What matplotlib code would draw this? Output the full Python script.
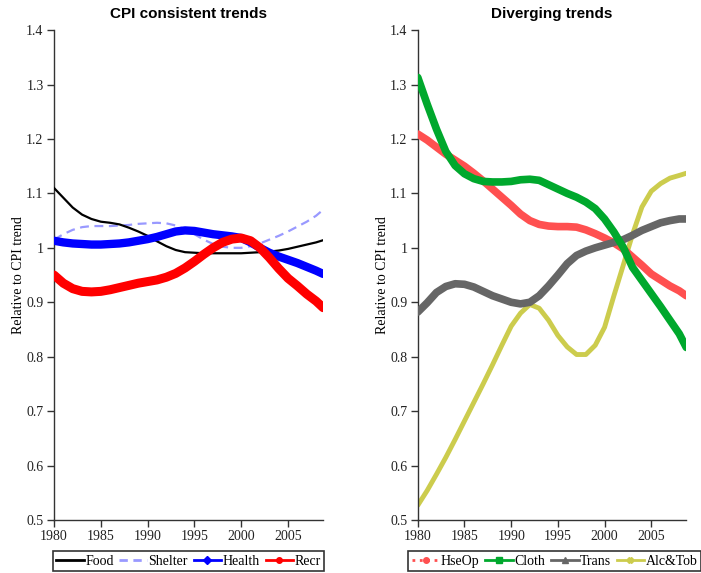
import numpy as np
import matplotlib
matplotlib.use("Agg")
import matplotlib.pyplot as plt
from matplotlib.lines import Line2D

# roky (posledni bod je konec roku 2008)
years = [1980, 1981, 1982, 1983, 1984, 1985, 1986, 1987, 1988, 1989,
         1990, 1991, 1992, 1993, 1994, 1995, 1996, 1997, 1998, 1999,
         2000, 2001, 2002, 2003, 2004, 2005, 2006, 2007, 2008, 2008.75]

# CPI consistent trends
food = [1.110, 1.092, 1.074, 1.061, 1.053, 1.048, 1.046, 1.043, 1.037, 1.030,
        1.022, 1.012, 1.003, 0.996, 0.992, 0.991, 0.990, 0.990, 0.990, 0.990,
        0.990, 0.991, 0.992, 0.993, 0.995, 0.998, 1.002, 1.006, 1.010, 1.014]
shelter = [1.015, 1.025, 1.033, 1.038, 1.040, 1.040, 1.040, 1.041, 1.042, 1.044,
           1.045, 1.046, 1.045, 1.041, 1.034, 1.025, 1.015, 1.007, 1.002, 1.000,
           1.000, 1.003, 1.008, 1.015, 1.022, 1.030, 1.039, 1.048, 1.059, 1.070]
health = [1.013, 1.010, 1.008, 1.007, 1.006, 1.006, 1.007, 1.008, 1.010, 1.013,
          1.016, 1.020, 1.025, 1.030, 1.032, 1.031, 1.028, 1.025, 1.023, 1.021,
          1.018, 1.010, 1.000, 0.991, 0.984, 0.978, 0.972, 0.965, 0.958, 0.952]
recr = [0.950, 0.935, 0.925, 0.920, 0.919, 0.920, 0.923, 0.927, 0.931, 0.935,
        0.938, 0.941, 0.946, 0.953, 0.963, 0.975, 0.988, 1.000, 1.010, 1.016,
        1.018, 1.013, 1.000, 0.982, 0.962, 0.944, 0.930, 0.915, 0.902, 0.890]

# Diverging trends
hseop = [1.209, 1.198, 1.185, 1.172, 1.161, 1.150, 1.137, 1.123, 1.108, 1.093,
         1.078, 1.062, 1.050, 1.043, 1.040, 1.039, 1.039, 1.038, 1.033, 1.026,
         1.018, 1.009, 0.998, 0.983, 0.968, 0.952, 0.941, 0.930, 0.921, 0.912]
cloth = [1.313, 1.264, 1.218, 1.177, 1.151, 1.136, 1.127, 1.122, 1.121, 1.121,
         1.122, 1.125, 1.126, 1.124, 1.116, 1.108, 1.100, 1.093, 1.084, 1.072,
         1.053, 1.029, 1.001, 0.964, 0.940, 0.916, 0.892, 0.867, 0.842, 0.817]
trans = [0.882, 0.899, 0.918, 0.929, 0.934, 0.933, 0.928, 0.920, 0.912, 0.906,
         0.900, 0.897, 0.900, 0.912, 0.930, 0.950, 0.971, 0.986, 0.994, 1.000,
         1.005, 1.010, 1.015, 1.023, 1.032, 1.039, 1.046, 1.050, 1.053, 1.053]
alctob = [0.527, 0.554, 0.584, 0.615, 0.648, 0.682, 0.716, 0.750, 0.785, 0.821,
          0.856, 0.880, 0.896, 0.889, 0.867, 0.839, 0.818, 0.804, 0.804, 0.821,
          0.854, 0.912, 0.968, 1.025, 1.075, 1.104, 1.118, 1.128, 1.133, 1.137]

serif = "Liberation Serif"
plt.rcParams["font.family"] = serif

fig = plt.figure(figsize=(7.01, 5.73), dpi=100)
ax1 = fig.add_axes([0.077, 0.0925, 0.384, 0.855])
ax2 = fig.add_axes([0.596, 0.0925, 0.383, 0.855])


def styluj(ax, title):
    ax.set_xlim(1980, 2008.75)
    ax.set_ylim(0.5, 1.4)
    ax.set_xticks([1980, 1985, 1990, 1995, 2000, 2005])
    ax.set_yticks(np.arange(0.5, 1.41, 0.1))
    ax.set_yticklabels([f"{v:g}" for v in np.round(np.arange(0.5, 1.41, 0.1), 1)])
    for s in ["top", "right"]:
        ax.spines[s].set_visible(False)
    for s in ["left", "bottom"]:
        ax.spines[s].set_color("#333333")
        ax.spines[s].set_linewidth(1.0)
    ax.tick_params(direction="out", length=5, width=1, color="#333333",
                   labelsize=10, labelcolor="#222222", pad=2.5)
    ax.set_ylabel("Relative to CPI trend", fontsize=10, labelpad=1)
    ax.set_title(title, fontsize=11, fontweight="bold",
                 family="Liberation Sans", pad=9)


# levy graf
ax1.plot(years, food, color="black", lw=1.6, zorder=3)
ax1.plot(years, shelter, color="#9999ff", lw=1.6, ls=(0, (4, 2.5)), zorder=2)
ax1.plot(years, health, color="#0000ff", lw=6,
         solid_capstyle="round", zorder=4)
ax1.plot(years, recr, color="#ff0000", lw=6.5,
         solid_capstyle="round", zorder=5)
styluj(ax1, "CPI consistent trends")

h1 = [Line2D([], [], color="black", lw=2),
      Line2D([], [], color="#9999ff", lw=2, ls=(0, (3, 2))),
      Line2D([], [], color="#0000ff", lw=2, marker="D", ms=4),
      Line2D([], [], color="#ff0000", lw=2, marker="o", ms=4)]
leg1 = ax1.legend(h1, ["Food", "Shelter", "Health", "Recr"], loc="upper center",
                  bbox_to_anchor=(0.5, -0.05), ncol=4, fontsize=10,
                  handlelength=2.0, handletextpad=0.1, columnspacing=0.4,
                  borderpad=0.25, frameon=True, fancybox=False)
leg1.get_frame().set_edgecolor("black")
leg1.get_frame().set_linewidth(1.2)

# pravy graf
ax2.plot(years, alctob, color="#cccc4d", lw=3.5,
         solid_capstyle="round", zorder=2)
ax2.plot(years, hseop, color="#ff5050", lw=5.5,
         solid_capstyle="round", zorder=3)
ax2.plot(years, trans, color="#666666", lw=5.5,
         solid_capstyle="round", zorder=4)
ax2.plot(years, cloth, color="#00a82d", lw=5.5,
         solid_capstyle="round", zorder=5)
styluj(ax2, "Diverging trends")

h2 = [Line2D([], [], color="#ff5050", lw=2, ls=":", marker="o", ms=4),
      Line2D([], [], color="#00a82d", lw=2, marker="s", ms=4),
      Line2D([], [], color="#666666", lw=2, marker="^", ms=4),
      Line2D([], [], color="#cccc4d", lw=2, marker="X", ms=4)]
leg2 = ax2.legend(h2, ["HseOp", "Cloth", "Trans", "Alc&Tob"], loc="upper center",
                  bbox_to_anchor=(0.51, -0.05), ncol=4, fontsize=10,
                  handlelength=2.0, handletextpad=0.1, columnspacing=0.4,
                  borderpad=0.25, frameon=True, fancybox=False)
leg2.get_frame().set_edgecolor("black")
leg2.get_frame().set_linewidth(1.2)

fig.savefig("out.png", dpi=100)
- - - -
WHAT IS REQUIRED »
Please restate the material above line by line, exactly, beginning at its first line and ending with the line that contains "0.915, 0.902, 0.890]", without any pictures.

EXPECTED ANSWER »
What matplotlib code would draw this? Output the full Python script.
import numpy as np
import matplotlib
matplotlib.use("Agg")
import matplotlib.pyplot as plt
from matplotlib.lines import Line2D

# roky (posledni bod je konec roku 2008)
years = [1980, 1981, 1982, 1983, 1984, 1985, 1986, 1987, 1988, 1989,
         1990, 1991, 1992, 1993, 1994, 1995, 1996, 1997, 1998, 1999,
         2000, 2001, 2002, 2003, 2004, 2005, 2006, 2007, 2008, 2008.75]

# CPI consistent trends
food = [1.110, 1.092, 1.074, 1.061, 1.053, 1.048, 1.046, 1.043, 1.037, 1.030,
        1.022, 1.012, 1.003, 0.996, 0.992, 0.991, 0.990, 0.990, 0.990, 0.990,
        0.990, 0.991, 0.992, 0.993, 0.995, 0.998, 1.002, 1.006, 1.010, 1.014]
shelter = [1.015, 1.025, 1.033, 1.038, 1.040, 1.040, 1.040, 1.041, 1.042, 1.044,
           1.045, 1.046, 1.045, 1.041, 1.034, 1.025, 1.015, 1.007, 1.002, 1.000,
           1.000, 1.003, 1.008, 1.015, 1.022, 1.030, 1.039, 1.048, 1.059, 1.070]
health = [1.013, 1.010, 1.008, 1.007, 1.006, 1.006, 1.007, 1.008, 1.010, 1.013,
          1.016, 1.020, 1.025, 1.030, 1.032, 1.031, 1.028, 1.025, 1.023, 1.021,
          1.018, 1.010, 1.000, 0.991, 0.984, 0.978, 0.972, 0.965, 0.958, 0.952]
recr = [0.950, 0.935, 0.925, 0.920, 0.919, 0.920, 0.923, 0.927, 0.931, 0.935,
        0.938, 0.941, 0.946, 0.953, 0.963, 0.975, 0.988, 1.000, 1.010, 1.016,
        1.018, 1.013, 1.000, 0.982, 0.962, 0.944, 0.930, 0.915, 0.902, 0.890]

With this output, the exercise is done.